Rock and roll, which the industry learned to ride to a staggering new sales volume, also jarred that industry into new patterns: new companies, new small-group recording economics, new audience definitions, and new relationships to radio broadcasting. Some of the story can be told in terms of technical innovations. Television as the surging home entertainment medium turned radio stations toward the disc jockey format of record programming. New sizes, speeds, and materials for the records themselves may have had wide implications. Belz makes an interesting analysis of the cultural meaning of the shift from 78 to 45 rpm records, as streamlining the experience of recorded music toward casualness, especially for young audiences, while their parents bought the more substantial 33 longplaying records that emerged at the same time in the early 1950s. The later movement of rock and its audience into long-playing records reflects the triumphing cultural and economic power of the same young generation, along with a growing seriousness and self-confidence of the makers of rock music.

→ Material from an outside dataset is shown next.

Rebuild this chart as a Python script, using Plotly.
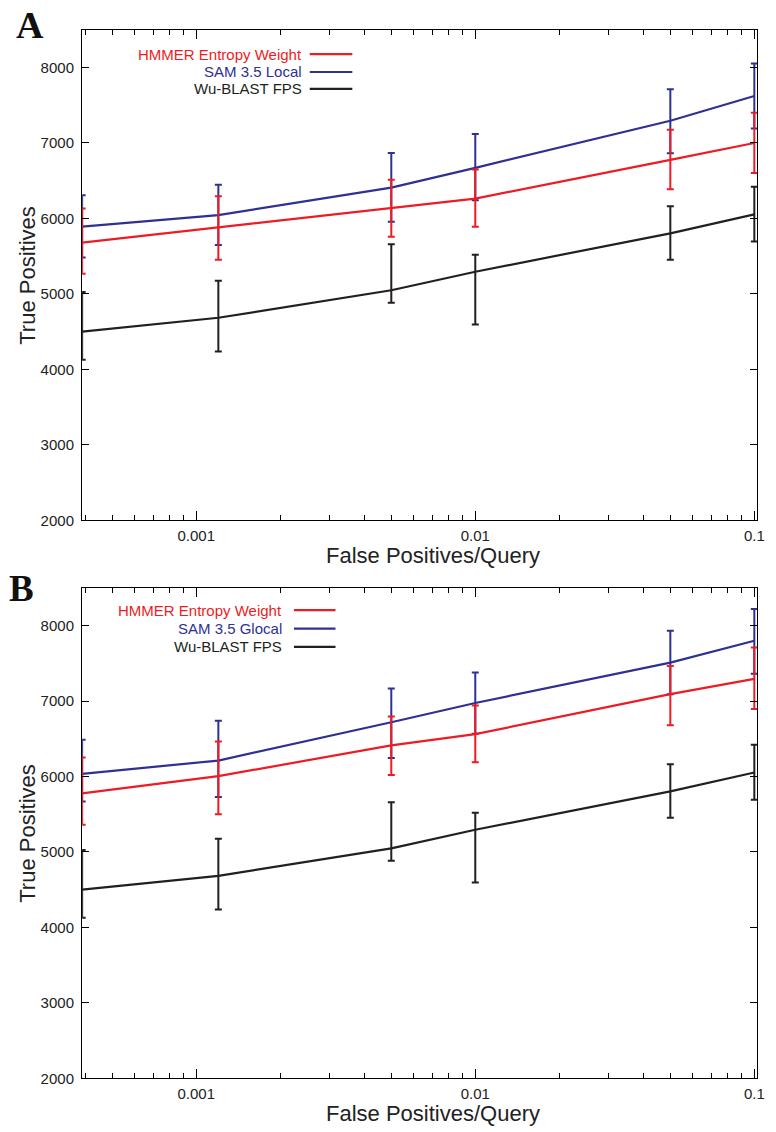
import math
import plotly.graph_objects as go

W, H = 776, 1132

# ---------------- data ----------------
fpq = [0.00039, 0.0012, 0.005, 0.01, 0.05, 0.1]

# Panel A
hmmer_a = [5680, 5882, 6132, 6263, 6776, 7000]
hmmer_a_hi = [6132, 6293, 6513, 6649, 7175, 7400]
hmmer_a_lo = [5267, 5452, 5759, 5890, 6386, 6603]

sam_local = [5891, 6044, 6408, 6671, 7294, 7623]
sam_local_hi = [6307, 6447, 6868, 7118, 7711, 8053]
sam_local_lo = [5482, 5649, 5956, 6241, 6864, 7193]

# Wu-BLAST (same in both panels)
wublast = [4500, 4684, 5048, 5294, 5803, 6053]
wublast_hi = [5026, 5175, 5658, 5518, 6162, 6421]
wublast_lo = [4127, 4237, 4882, 4596, 5452, 5693]

# Panel B
hmmer_b = [5776, 6004, 6412, 6561, 7092, 7293]
hmmer_b_hi = [6250, 6465, 6794, 6939, 7465, 7708]
hmmer_b_lo = [5360, 5500, 6018, 6189, 6680, 6895]

sam_glocal = [6035, 6211, 6719, 6974, 7509, 7798]
sam_glocal_hi = [6487, 6737, 7167, 7377, 7930, 8219]
sam_glocal_lo = [5667, 5728, 6246, 6565, 7090, 7360]

x_tickvals = [0.001, 0.01, 0.1]
x_ticktext = ["0.001", "0.01", "0.1"]
y_tickvals = [2000, 3000, 4000, 5000, 6000, 7000, 8000]

RED = "rgb(237,28,36)"
BLUE = "rgb(46,49,146)"
BLACK = "rgb(35,31,32)"
FONT = "Liberation Sans"

legend_a = [("HMMER Entropy Weight", RED), ("SAM 3.5 Local", BLUE), ("Wu-BLAST FPS", BLACK)]
legend_b = [("HMMER Entropy Weight", RED), ("SAM 3.5 Glocal", BLUE), ("Wu-BLAST FPS", BLACK)]


def px(x):
    return x / W


def py(y):
    return 1 - y / H


def trace(y, hi, lo, color, xa, ya):
    return go.Scatter(
        x=fpq, y=y, mode="lines", xaxis=xa, yaxis=ya,
        line=dict(color=color, width=2.2),
        error_y=dict(type="data", symmetric=False,
                     array=[h - v for h, v in zip(hi, y)],
                     arrayminus=[v - l for l, v in zip(lo, y)],
                     color=color, thickness=2, width=3.5),
        showlegend=False, hoverinfo="skip",
    )


fig = go.Figure()
fig.add_trace(trace(wublast, wublast_hi, wublast_lo, BLACK, "x", "y"))
fig.add_trace(trace(sam_local, sam_local_hi, sam_local_lo, BLUE, "x", "y"))
fig.add_trace(trace(hmmer_a, hmmer_a_hi, hmmer_a_lo, RED, "x", "y"))
fig.add_trace(trace(wublast, wublast_hi, wublast_lo, BLACK, "x2", "y2"))
fig.add_trace(trace(sam_glocal, sam_glocal_hi, sam_glocal_lo, BLUE, "x2", "y2"))
fig.add_trace(trace(hmmer_b, hmmer_b_hi, hmmer_b_lo, RED, "x2", "y2"))

xdom = [px(83), px(765)]
ydomA = [py(524), py(30)]
ydomB = [py(1086), py(592)]

xrange_ = [math.log10(0.00039), -0.99]

xcommon = dict(
    type="log", range=xrange_, domain=xdom,
    tickmode="array", tickvals=x_tickvals, ticktext=x_ticktext,
    ticks="inside", ticklen=9, tickwidth=1, tickcolor="black",
    showline=True, linecolor="black", linewidth=1.3, mirror="allticks",
    showgrid=False, zeroline=False,
    tickfont=dict(family=FONT, size=15, color="#222"),
    ticklabelstandoff=2,
    minor=dict(dtick="D1", ticks="inside", ticklen=5, tickwidth=1, tickcolor="black", showgrid=False),
)
ycommon = dict(
    range=[2000, 8500], tickmode="array", tickvals=y_tickvals,
    ticks="inside", ticklen=7, tickwidth=1, tickcolor="black",
    showline=True, linecolor="black", linewidth=1.3, mirror="allticks",
    showgrid=False, zeroline=False,
    tickfont=dict(family=FONT, size=15, color="#222"),
    ticklabelstandoff=4,
)

fig.update_layout(
    width=W, height=H, margin=dict(l=0, r=0, t=0, b=0),
    paper_bgcolor="white", plot_bgcolor="white",
    xaxis=dict(xcommon, anchor="y"),
    yaxis=dict(ycommon, domain=ydomA, anchor="x"),
    xaxis2=dict(xcommon, anchor="y2"),
    yaxis2=dict(ycommon, domain=ydomB, anchor="x2"),
    showlegend=False,
)

ann = []
shapes = []

# axis titles and panel letters
for top, bottom, letter, lx, ly, lsize in [(30, 524, "A", 14, 25, 38), (592, 1086, "B", 7, 593, 37)]:
    ann.append(dict(text="False Positives/Query", x=px(438), y=py(bottom + 35), xref="paper", yref="paper",
                    xanchor="center", yanchor="middle", showarrow=False,
                    font=dict(family=FONT, size=22, color="#222")))
    ann.append(dict(text="True Positives", x=px(27), y=py(top + 247), xref="paper", yref="paper",
                    xanchor="center", yanchor="middle", showarrow=False, textangle=-90,
                    font=dict(family=FONT, size=22, color="#222")))
    ann.append(dict(text="<b>%s</b>" % letter, x=px(lx), y=py(ly), xref="paper", yref="paper",
                    xanchor="left", yanchor="middle", showarrow=False,
                    font=dict(family="Liberation Serif", size=lsize, color="#111")))

# legends (text right-aligned, line sample on the right)
for items, rows, tx, l0, l1 in [
    (legend_a, [54.5, 72.5, 89.5], 307, 313, 356),
    (legend_b, [614.5, 633, 651.5], 287, 297, 339),
]:
    for (label, color), ry in zip(items, rows):
        ann.append(dict(text=label, x=px(tx), y=py(ry), xref="paper", yref="paper",
                        xanchor="right", yanchor="middle", showarrow=False,
                        font=dict(family=FONT, size=15, color=color)))
        shapes.append(dict(type="line", xref="paper", yref="paper",
                           x0=px(l0), x1=px(l1), y0=py(ry), y1=py(ry),
                           line=dict(color=color, width=2.2)))

fig.update_layout(annotations=ann, shapes=shapes)
fig.write_html("out.html")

The relationship of popular culture to ideology in the 1960s and into the 1970s has become of interest to academic sociology, although the alarmed interest of politicians has given way to accommodation. The relationship of the entertainment favored by highly visible classes of teenagers and young adults to the behavior of that audience, and especially its use of drugs, is probably now still too current an issue for full perspective and confident judgment. The history of popular music suggests that it is very unlikely that musical entertainment can induce new behavior, or even introduce new ideas to the audience it must court in order to sell itself. Though popular music has been blamed in the past for undermining community standards or otherwise damaging society, it is a new phenomenon for popular music to have the pervasive presence that prosperity and the portable radio and tape deck have given it lately, and for such conspicuous economic power to be vested in a youth audience. The history of popular music that is now happening cannot be fully schematized and managed by the patterns of earlier popular music. Its development has always been contingent, surprising, and even discontinuous except when we rationalize it with hindsight, and it is continuing that unpredictable development now.
As rock has evolved in the last quarter of a century and brought, among other things, self-conscious seriousness to popular music, it has prompted an immense volume of reportage and analysis, much of it empty but some perceptive and judicious. The attention that rock has demanded has occasioned the first widespread, serious critical attention to the popular arts in general. Nostalgia, publicity promotion, and the university environment of a part of the proprietary audience of rock have contributed to the growing critical and scholarly interest in popular music of the past as well as the present. We are in the process of discovering a heritage; it is certain to contribute to the understanding of our own culture.